Plotting code records:
• • • • • • •
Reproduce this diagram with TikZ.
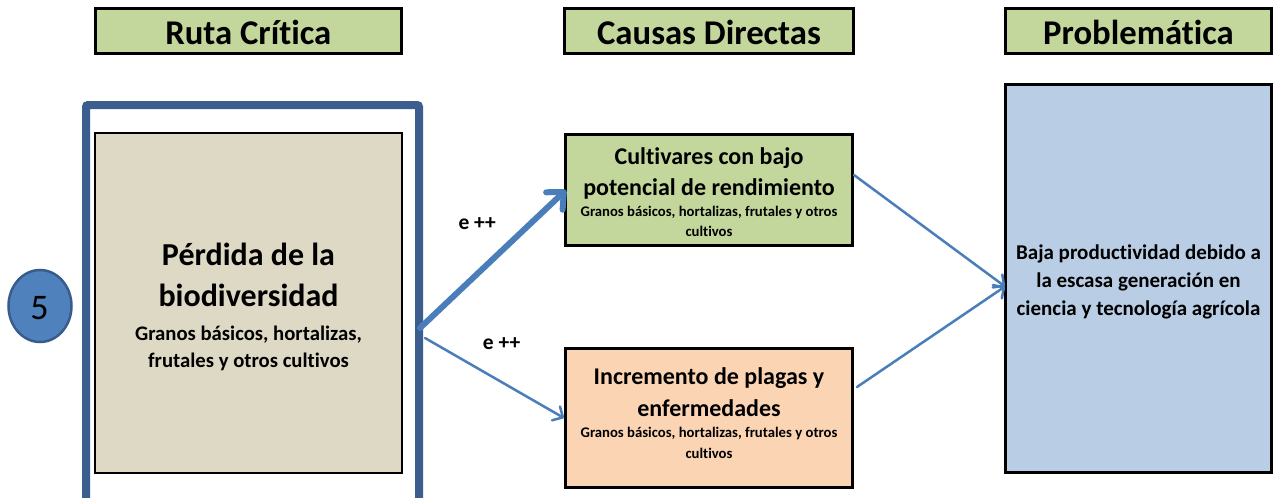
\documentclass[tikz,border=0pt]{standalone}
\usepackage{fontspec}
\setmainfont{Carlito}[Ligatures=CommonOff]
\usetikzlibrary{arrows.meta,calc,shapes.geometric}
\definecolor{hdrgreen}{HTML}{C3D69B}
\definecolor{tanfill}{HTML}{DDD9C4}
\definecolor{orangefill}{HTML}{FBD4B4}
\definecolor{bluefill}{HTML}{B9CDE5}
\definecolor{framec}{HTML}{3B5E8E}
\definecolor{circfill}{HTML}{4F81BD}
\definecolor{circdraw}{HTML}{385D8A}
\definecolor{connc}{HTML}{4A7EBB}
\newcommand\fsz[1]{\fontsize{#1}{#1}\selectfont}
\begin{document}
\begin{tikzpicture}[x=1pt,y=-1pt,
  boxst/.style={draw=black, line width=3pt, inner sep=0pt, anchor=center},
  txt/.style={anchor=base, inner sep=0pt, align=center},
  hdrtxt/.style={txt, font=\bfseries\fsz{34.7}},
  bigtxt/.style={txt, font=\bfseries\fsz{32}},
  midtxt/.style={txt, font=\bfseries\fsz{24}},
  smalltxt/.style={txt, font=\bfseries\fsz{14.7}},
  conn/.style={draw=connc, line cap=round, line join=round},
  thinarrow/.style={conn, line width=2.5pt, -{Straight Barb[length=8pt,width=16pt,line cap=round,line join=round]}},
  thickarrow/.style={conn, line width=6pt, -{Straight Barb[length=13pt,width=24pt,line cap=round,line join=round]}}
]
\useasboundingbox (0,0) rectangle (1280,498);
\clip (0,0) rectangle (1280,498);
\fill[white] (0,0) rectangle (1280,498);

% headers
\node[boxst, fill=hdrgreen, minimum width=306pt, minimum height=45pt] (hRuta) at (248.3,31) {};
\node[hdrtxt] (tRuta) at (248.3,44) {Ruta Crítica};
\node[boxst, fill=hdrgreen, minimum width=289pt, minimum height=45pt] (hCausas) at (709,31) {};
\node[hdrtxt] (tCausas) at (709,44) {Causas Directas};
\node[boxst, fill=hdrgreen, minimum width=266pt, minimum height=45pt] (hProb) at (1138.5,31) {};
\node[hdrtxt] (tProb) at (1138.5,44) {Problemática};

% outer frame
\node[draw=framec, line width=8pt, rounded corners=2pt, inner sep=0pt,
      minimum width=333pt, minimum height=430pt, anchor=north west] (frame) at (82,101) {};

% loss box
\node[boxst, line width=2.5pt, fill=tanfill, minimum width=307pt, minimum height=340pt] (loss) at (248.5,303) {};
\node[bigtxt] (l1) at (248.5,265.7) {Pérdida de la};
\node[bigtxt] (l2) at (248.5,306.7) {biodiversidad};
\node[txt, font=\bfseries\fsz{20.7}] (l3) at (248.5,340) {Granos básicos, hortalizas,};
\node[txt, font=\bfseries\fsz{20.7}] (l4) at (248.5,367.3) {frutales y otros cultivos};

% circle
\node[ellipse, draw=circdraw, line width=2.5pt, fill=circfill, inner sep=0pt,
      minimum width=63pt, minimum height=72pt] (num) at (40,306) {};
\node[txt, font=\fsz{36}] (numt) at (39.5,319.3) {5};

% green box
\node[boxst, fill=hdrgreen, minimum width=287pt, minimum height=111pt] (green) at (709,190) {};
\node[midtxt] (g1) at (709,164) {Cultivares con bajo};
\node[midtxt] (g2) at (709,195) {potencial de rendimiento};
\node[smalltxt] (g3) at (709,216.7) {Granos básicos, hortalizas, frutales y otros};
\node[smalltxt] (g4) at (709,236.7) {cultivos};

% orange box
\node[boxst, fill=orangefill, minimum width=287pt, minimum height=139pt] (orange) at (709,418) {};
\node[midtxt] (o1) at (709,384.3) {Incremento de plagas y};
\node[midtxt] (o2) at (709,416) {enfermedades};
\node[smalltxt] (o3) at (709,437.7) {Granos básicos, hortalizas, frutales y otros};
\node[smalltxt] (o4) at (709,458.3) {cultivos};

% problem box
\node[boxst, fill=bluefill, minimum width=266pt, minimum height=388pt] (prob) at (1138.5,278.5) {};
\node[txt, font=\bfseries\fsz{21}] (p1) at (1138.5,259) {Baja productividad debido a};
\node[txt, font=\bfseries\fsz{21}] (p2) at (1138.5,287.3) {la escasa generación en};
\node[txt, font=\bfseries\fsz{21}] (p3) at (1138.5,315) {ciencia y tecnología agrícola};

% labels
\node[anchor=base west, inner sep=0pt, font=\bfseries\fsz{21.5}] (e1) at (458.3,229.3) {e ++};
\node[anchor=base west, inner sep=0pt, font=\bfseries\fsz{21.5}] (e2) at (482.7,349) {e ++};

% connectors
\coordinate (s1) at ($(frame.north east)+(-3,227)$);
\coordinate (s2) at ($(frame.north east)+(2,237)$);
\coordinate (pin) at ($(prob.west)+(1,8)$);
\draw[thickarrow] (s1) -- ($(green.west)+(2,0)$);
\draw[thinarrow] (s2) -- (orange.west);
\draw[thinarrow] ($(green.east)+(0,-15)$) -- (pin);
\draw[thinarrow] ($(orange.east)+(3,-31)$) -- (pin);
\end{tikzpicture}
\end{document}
• • • • • • •
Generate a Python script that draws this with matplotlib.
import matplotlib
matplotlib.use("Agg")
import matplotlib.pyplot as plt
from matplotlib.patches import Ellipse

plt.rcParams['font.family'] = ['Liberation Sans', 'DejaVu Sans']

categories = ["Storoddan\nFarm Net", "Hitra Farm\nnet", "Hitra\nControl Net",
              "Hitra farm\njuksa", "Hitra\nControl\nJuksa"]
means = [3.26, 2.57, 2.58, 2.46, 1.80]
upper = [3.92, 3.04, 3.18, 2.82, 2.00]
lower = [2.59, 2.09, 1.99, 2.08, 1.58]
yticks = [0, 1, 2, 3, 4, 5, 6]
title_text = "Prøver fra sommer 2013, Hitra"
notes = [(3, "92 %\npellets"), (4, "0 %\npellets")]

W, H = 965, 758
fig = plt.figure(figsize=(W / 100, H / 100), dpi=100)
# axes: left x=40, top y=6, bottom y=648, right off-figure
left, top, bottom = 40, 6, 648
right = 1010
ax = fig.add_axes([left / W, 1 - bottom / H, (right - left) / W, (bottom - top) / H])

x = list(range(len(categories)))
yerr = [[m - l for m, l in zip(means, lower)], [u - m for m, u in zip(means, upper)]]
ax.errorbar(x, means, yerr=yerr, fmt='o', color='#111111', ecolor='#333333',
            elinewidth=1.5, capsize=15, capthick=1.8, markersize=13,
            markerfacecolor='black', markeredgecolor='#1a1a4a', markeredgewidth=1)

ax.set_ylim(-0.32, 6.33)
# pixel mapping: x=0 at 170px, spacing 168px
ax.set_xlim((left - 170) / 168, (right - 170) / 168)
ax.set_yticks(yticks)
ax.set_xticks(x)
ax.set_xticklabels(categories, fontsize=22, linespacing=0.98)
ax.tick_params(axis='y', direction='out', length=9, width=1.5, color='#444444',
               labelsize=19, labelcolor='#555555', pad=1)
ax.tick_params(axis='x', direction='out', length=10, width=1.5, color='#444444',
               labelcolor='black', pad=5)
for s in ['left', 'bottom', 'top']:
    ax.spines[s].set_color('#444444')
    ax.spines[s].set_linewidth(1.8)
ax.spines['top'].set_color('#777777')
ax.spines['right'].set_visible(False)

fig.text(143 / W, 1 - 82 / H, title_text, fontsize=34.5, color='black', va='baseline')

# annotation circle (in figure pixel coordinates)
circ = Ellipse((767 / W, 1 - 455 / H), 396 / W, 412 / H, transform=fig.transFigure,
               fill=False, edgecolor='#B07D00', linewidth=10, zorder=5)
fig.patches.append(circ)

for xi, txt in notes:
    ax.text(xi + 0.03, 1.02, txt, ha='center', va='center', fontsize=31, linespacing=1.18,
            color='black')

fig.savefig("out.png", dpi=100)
• • • • • • •
▶ **EXERCISE**: Above are the lines; repeat exactly the ones from the line containing "Generate a Python" down to the line containing "color='black')", both inclusive.

▶ **COMPLETE OUTPUT**:
Generate a Python script that draws this with matplotlib.
import matplotlib
matplotlib.use("Agg")
import matplotlib.pyplot as plt
from matplotlib.patches import Ellipse

plt.rcParams['font.family'] = ['Liberation Sans', 'DejaVu Sans']

categories = ["Storoddan\nFarm Net", "Hitra Farm\nnet", "Hitra\nControl Net",
              "Hitra farm\njuksa", "Hitra\nControl\nJuksa"]
means = [3.26, 2.57, 2.58, 2.46, 1.80]
upper = [3.92, 3.04, 3.18, 2.82, 2.00]
lower = [2.59, 2.09, 1.99, 2.08, 1.58]
yticks = [0, 1, 2, 3, 4, 5, 6]
title_text = "Prøver fra sommer 2013, Hitra"
notes = [(3, "92 %\npellets"), (4, "0 %\npellets")]

W, H = 965, 758
fig = plt.figure(figsize=(W / 100, H / 100), dpi=100)
# axes: left x=40, top y=6, bottom y=648, right off-figure
left, top, bottom = 40, 6, 648
right = 1010
ax = fig.add_axes([left / W, 1 - bottom / H, (right - left) / W, (bottom - top) / H])

x = list(range(len(categories)))
yerr = [[m - l for m, l in zip(means, lower)], [u - m for m, u in zip(means, upper)]]
ax.errorbar(x, means, yerr=yerr, fmt='o', color='#111111', ecolor='#333333',
            elinewidth=1.5, capsize=15, capthick=1.8, markersize=13,
            markerfacecolor='black', markeredgecolor='#1a1a4a', markeredgewidth=1)

ax.set_ylim(-0.32, 6.33)
# pixel mapping: x=0 at 170px, spacing 168px
ax.set_xlim((left - 170) / 168, (right - 170) / 168)
ax.set_yticks(yticks)
ax.set_xticks(x)
ax.set_xticklabels(categories, fontsize=22, linespacing=0.98)
ax.tick_params(axis='y', direction='out', length=9, width=1.5, color='#444444',
               labelsize=19, labelcolor='#555555', pad=1)
ax.tick_params(axis='x', direction='out', length=10, width=1.5, color='#444444',
               labelcolor='black', pad=5)
for s in ['left', 'bottom', 'top']:
    ax.spines[s].set_color('#444444')
    ax.spines[s].set_linewidth(1.8)
ax.spines['top'].set_color('#777777')
ax.spines['right'].set_visible(False)

fig.text(143 / W, 1 - 82 / H, title_text, fontsize=34.5, color='black', va='baseline')

# annotation circle (in figure pixel coordinates)
circ = Ellipse((767 / W, 1 - 455 / H), 396 / W, 412 / H, transform=fig.transFigure,
               fill=False, edgecolor='#B07D00', linewidth=10, zorder=5)
fig.patches.append(circ)

for xi, txt in notes:
    ax.text(xi + 0.03, 1.02, txt, ha='center', va='center', fontsize=31, linespacing=1.18,
            color='black')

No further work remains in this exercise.